ANALYSIS:Bill will bring legal profession under the supervision of executive, writes CAROL COULTER
MANY OF the proposals in the proposed Legal Services Regulation Bill will be welcome, in particular those relating to legal costs. It outlaws the practice of charging a percentage of damages obtained in compensation cases, and that of junior counsel charging two-thirds of a senior counsel’s fees. Clients will receive a detailed estimate in advance and must be provided with a detailed bill of costs at the end. Disputes will go to a new office of legal costs adjudicator.
A measure of transparency will be brought to the way in which legal costs are decided by the publication of some of the adjudicator’s decisions. However, this transparency will be limited as, unlike the Taxing Master at present, hearings of disputes over costs will not be in public and decisions concerning cases normally heard in private will not be published. This will cause concern, as much of the controversy around legal costs relates to family law cases and, under this Bill as it stands, disputes about them will never see the light of day.

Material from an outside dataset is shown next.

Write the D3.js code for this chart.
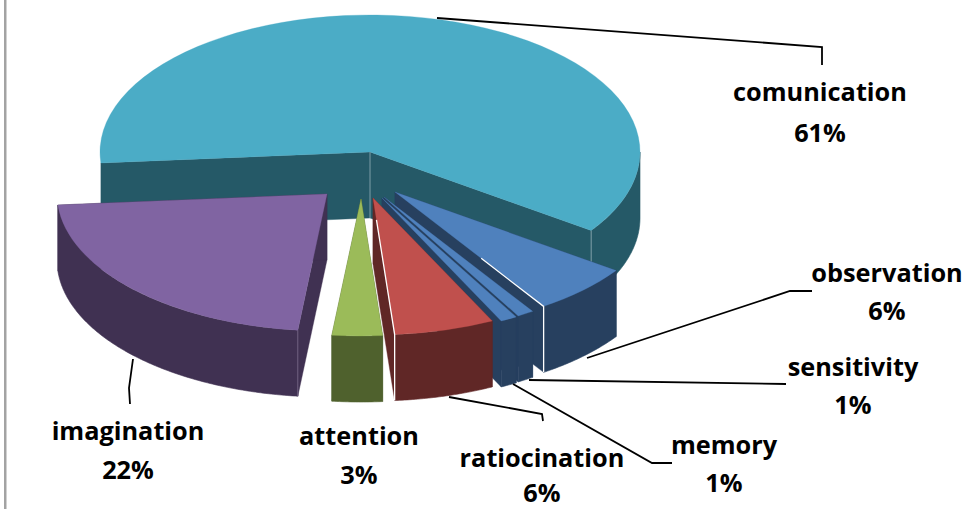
<!DOCTYPE html>
<html><head><meta charset="utf-8">
<script src="https://cdn.jsdelivr.net/npm/d3@7/dist/d3.min.js"></script>
<style>html,body{margin:0;padding:0;background:#fff}svg{display:block}
text{font-family:"Open Sans",Lato,sans-serif;font-weight:700;fill:#000;text-anchor:middle}</style>
</head><body><svg id="c" width="967" height="509"></svg>
<script>
const categories = ["comunication","observation","sensitivity","memory","ratiocination","attention","imagination"];
const percents = [61,6,1,1,6,3,22];
const topColors = ["#4bacc6","#4f81bd","#4f81bd","#4f81bd","#c0504d","#9bbb59","#8064a2"];
const wallColors = ["#255967","#27405f","#27405f","#27405f","#602726","#4f612d","#403152"];

// layout
const W=967,H=509, cx=370, cy=152, rx=270, ry=137, depth=66, fontSize=25.3;
const rad=d3.scaleLinear().domain([0,360]).range([0,2*Math.PI]);
const explodeX=[0,25,14,12,3,-9,-43], explodeY=[0,40,45,46,46,47,42];
const drawOrder=[0,6,1,2,3,4,5];
const seamFrom={1:0.58,4:0.16};
const labelX=[820,887,853,724,542,359,128], labelY=[101,282,376,454,467,445,440], labelGap=[41,38,38,38,35,39,39];
const leaders=[
 [[437,18],[822,47],[822,65]],
 [[587,358],[790,291],[812,291]],
 [[529,380],[786,384]],
 [[513,384],[652,463],[672,463]],
 [[449,397],[542,414],[543,421]],
 [[133,359],[129,388],[130,404]]
];

const svg=d3.select("#c");
svg.append("rect").attr("x",4).attr("y",0).attr("width",2.5).attr("height",H).attr("fill","#a3a3a3");

const pie=d3.pie().sort(null).value(d=>d).startAngle(rad(-94.6)).endAngle(rad(265.4));
const arcs=pie(percents);
const arcGen=d3.arc().innerRadius(0).outerRadius(rx);
const px=a=>rx*Math.sin(a), py=a=>-ry*Math.cos(a);
const polygon=d3.line().x(d=>d[0]).y(d=>d[1]);
const wallArea=d3.area().x(a=>px(a)).y0(a=>py(a)).y1(a=>py(a)+depth);

drawOrder.forEach(i=>{
  const a=arcs[i];
  const g=svg.append("g").attr("transform",`translate(${cx+explodeX[i]},${cy+explodeY[i]})`);
  [a.startAngle,a.endAngle].forEach(t=>{
    g.append("path").attr("fill",wallColors[i]).attr("stroke",wallColors[i]).attr("stroke-width",0.4)
     .attr("d",polygon([[0,0],[px(t),py(t)],[px(t),py(t)+depth],[0,depth]])+"Z");
  });
  // visible outer wall: the front half of the ellipse only
  const lo=Math.max(a.startAngle,rad(90)), hi=Math.min(a.endAngle,rad(270));
  if(hi>lo){
    g.append("path").attr("fill",wallColors[i]).attr("stroke",wallColors[i]).attr("stroke-width",0.6)
     .attr("d",wallArea(d3.range(lo,hi,0.01).concat([hi])));
  }
  g.append("path").attr("fill",topColors[i]).attr("stroke",topColors[i]).attr("stroke-width",0.4)
   .attr("transform",`scale(1,${ry/rx})`)
   .attr("d",arcGen({startAngle:a.startAngle,endAngle:a.endAngle}));
  // pale corner lines on the walls
  if(i===0){
    g.append("path").attr("fill","none").attr("stroke","#7f9fa8").attr("stroke-width",1)
     .attr("d",`M0,0V${depth}M${px(a.endAngle)},${py(a.endAngle)}v${depth-33}`);
  }
  if(i===6){
    g.append("path").attr("fill","none").attr("stroke","#7a6c8c").attr("stroke-width",0.8)
     .attr("d",`M${px(a.startAngle)},${py(a.startAngle)}v${depth}`);
  }
  if(seamFrom[i]!==undefined){
    const t=a.endAngle,f=seamFrom[i];
    g.append("path").attr("fill","none").attr("stroke","#fff").attr("stroke-width",1.3)
     .attr("d",polygon([[px(t)*f,py(t)*f],[px(t),py(t)],[px(t),py(t)+depth]]));
  }
});

const leader=d3.line();
svg.selectAll("path.leader").data(leaders).join("path").attr("class","leader")
  .attr("fill","none").attr("stroke","#000").attr("stroke-width",1.8).attr("d",d=>leader(d));

categories.forEach((c,i)=>{
  svg.append("text").attr("x",labelX[i]).attr("y",labelY[i]).attr("font-size",fontSize).text(c);
  svg.append("text").attr("x",labelX[i]).attr("y",labelY[i]+labelGap[i]).attr("font-size",fontSize).text(percents[i]+"%");
});
</script></body></html>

The public will also welcome the new regime for making complaints against legal practitioners, which is not user-friendly at the moment. Such complaints will go to an independent complaints committee which will, in the first instance, encourage the informal resolution of the complaint. A new disciplinary tribunal, with jurisdiction over both solicitors and barristers, will hear serious complaints and can recommend to the High Court that a practitioner is struck off.
It is unlikely the general public will have strong views about some of the other proposals, which concern how the professions are organised and regulated. They will, however, cause consternation within the professions themselves and it is unclear how some of them will improve access to justice for citizens.
The Bill brings the legal professions under the supervision of the executive. The Government will directly appoint the legal services regulatory authority, which has extensive powers, including the drawing-up of codes of conduct. It will approve these with the consent of the Minister for Justice.
It is the Government, too, that will appoint the disciplinary tribunal, which, with the authority, will be responsible for policing the professions.
This is a departure from normal practice in either the rest of the common law world or in the civil law jurisdictions in most EU member states. The legal profession in the US is under the supervision of the Supreme Court. In the UK, the regulatory authority has a supervisory function over the regulatory machinery of the professions, and involves the chief justice. In other EU states too the legal profession is regulated independently of government. The explanatory memorandum does not explain why the Government has adopted this new form of regulation.
The Bill also proposes other changes. Some, like ending the requirement to wear wigs and gowns, are largely symbolic. Others, which end the way the Bar works and include preparations for multidisciplinary partnerships, could have far-reaching consequences, particularly for ready access to high-quality legal representation for the most marginalised.